«Al Señor tu Dios adorarás, y sólo a Él darás culto». Con estas palabras —que leemos en el Evangelio del Primer Domingo de Cuaresma— rechaza Jesucristo la tercera de las tentaciones a las que fue sometido al terminar sus cuarenta días de ayuno en el desierto (Mt 4,1-11).
Este mandato se sitúa en las antípodas de las prácticas hoy más frecuentes, que tienden a relativizar las verdades de Fe hasta el punto de considerarlas simples sutilezas, juegos de palabras o coartada de intereses temporales cuya superación es necesaria para edificar un mundo aparentemente en paz. De esta manera, los conflictos de antaño darían paso al solapamiento de grupos humanos indiferenciados en lo religioso y, como consecuencia, en lo cultural. Bajo diversas formas (cristianismo, judaísmo, islamismo…) los hombres vendrían a convivir conservando formas rituales exteriores pero compartiendo un discurso antropocéntrico al que habrían quedado reducidas lo que antes parecían divergencias dogmáticas.
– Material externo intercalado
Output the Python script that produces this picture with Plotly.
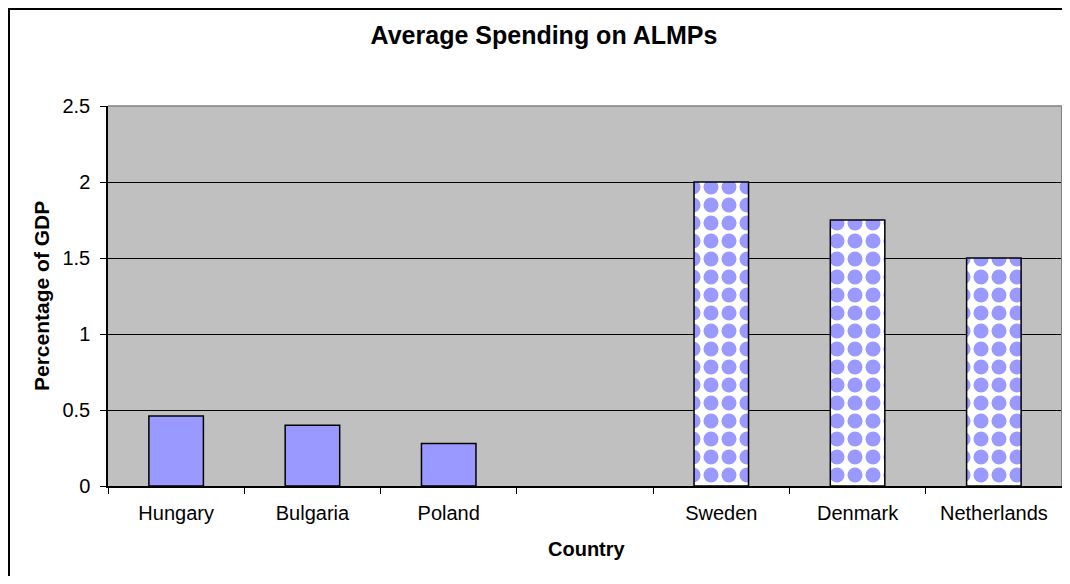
import plotly.graph_objects as go

categories = ["Hungary", "Bulgaria", "Poland", " ", "Sweden", "Denmark", "Netherlands"]
east_values = [0.46, 0.40, 0.28, None, None, None, None]
west_values = [None, None, None, None, 2.0, 1.75, 1.5]
y_ticks = [0, 0.5, 1, 1.5, 2, 2.5]
y_tick_labels = ["0", "0.5", "1", "1.5", "2", "2.5"]

FONT = "Arial, Liberation Sans, sans-serif"
BAR = "#9999FF"

# page body has an 8px margin, so the figure is sized to fit inside it
W, H = 1054, 568
ML, MR, MT, MB = 100, 0, 98, 90
PW = W - ML - MR
PH = H - MT - MB

fig = go.Figure()
fig.add_trace(go.Bar(
    x=categories, y=east_values, width=0.4,
    marker=dict(color=BAR, line=dict(color="black", width=1.5)),
    showlegend=False, hoverinfo="x+y",
))
fig.add_trace(go.Bar(
    x=categories, y=west_values, width=0.4,
    marker=dict(color=BAR, line=dict(color="black", width=1.5),
                pattern=dict(shape=".", bgcolor="white", fgcolor=BAR,
                             fgopacity=1, size=18, solidity=0.55, fillmode="replace")),
    showlegend=False, hoverinfo="x+y",
))

# outer chart border and plot area border (top/right)
fig.add_shape(type="rect", xref="paper", yref="paper",
              x0=(1 - ML) / PW, x1=1.3, y0=-0.5, y1=(PH + MT - 1) / PH,
              line=dict(color="black", width=2), fillcolor="rgba(0,0,0,0)", layer="above")
fig.add_shape(type="line", xref="paper", yref="paper", x0=0, x1=1, y0=1, y1=1,
              line=dict(color="#808080", width=1.5), layer="above")
fig.add_shape(type="line", xref="paper", yref="paper", x0=1, x1=1, y0=0, y1=1,
              line=dict(color="#808080", width=2), layer="above")

fig.add_annotation(text="<b>Percentage of GDP</b>", xref="paper", yref="paper",
                   x=0, y=0.5, xshift=-67, textangle=-90, showarrow=False,
                   xanchor="center", yanchor="middle",
                   font=dict(family=FONT, size=21, color="black"))
fig.add_annotation(text="<b>Country</b>", xref="paper", yref="paper",
                   x=0.5, y=0, xshift=2, yshift=-63, showarrow=False,
                   xanchor="center", yanchor="middle",
                   font=dict(family=FONT, size=20, color="black"))

fig.update_layout(
    width=W, height=H,
    margin=dict(l=ML, r=MR, t=MT, b=MB),
    paper_bgcolor="white", plot_bgcolor="#C0C0C0",
    barmode="overlay",
    title=dict(text="<b>Average Spending on ALMPs</b>", x=536 / W, y=1 - 27 / H,
               xanchor="center", yanchor="middle",
               font=dict(family=FONT, size=25, color="black")),
    font=dict(family=FONT, color="black"),
)
fig.update_xaxes(
    type="category", categoryorder="array", categoryarray=categories,
    showline=True, linecolor="black", linewidth=1.5,
    ticks="outside", ticklen=6, tickcolor="black", tickwidth=1,
    tickson="boundaries", ticklabelstandoff=8,
    showgrid=False, tickfont=dict(family=FONT, size=20, color="black"),
)
fig.update_yaxes(
    range=[0, 2.5], tickvals=y_ticks, ticktext=y_tick_labels,
    showline=True, linecolor="black", linewidth=1.5,
    ticks="outside", ticklen=6, tickcolor="black", tickwidth=1,
    ticklabelstandoff=6,
    showgrid=True, gridcolor="black", gridwidth=1, zeroline=False,
    tickfont=dict(family=FONT, size=20, color="black"),
)

fig.write_html("out.html")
Por otra parte, como las sociedades modernas han renunciado a cualquier fundamentación del orden social sobre las verdades reveladas, la supervivencia de hombres anclados en las formas religiosas del pasado no debería plantear mayores problemas de convivencia con aquellos otros que ya han renunciado a cualquier referencia religiosa, referencias cuyo ámbito todos estarían de acuerdo en relegar a un terreno puramente individual. De ahí afirmaciones del género de las que se prodigan entre sedicentes católicos: “yo no soy partidario del aborto pero no puedo imponer mis ideas a los demás”.
Este escenario que parece imponerse de manera irremediable, no podrá consolidarse aunque cuente con respaldos poderosos y se vea promovido por propuestas como la “alianza de civilizaciones” o por el discurso de determinados líderes religiosos, sobre todo los procedentes del catolicismo.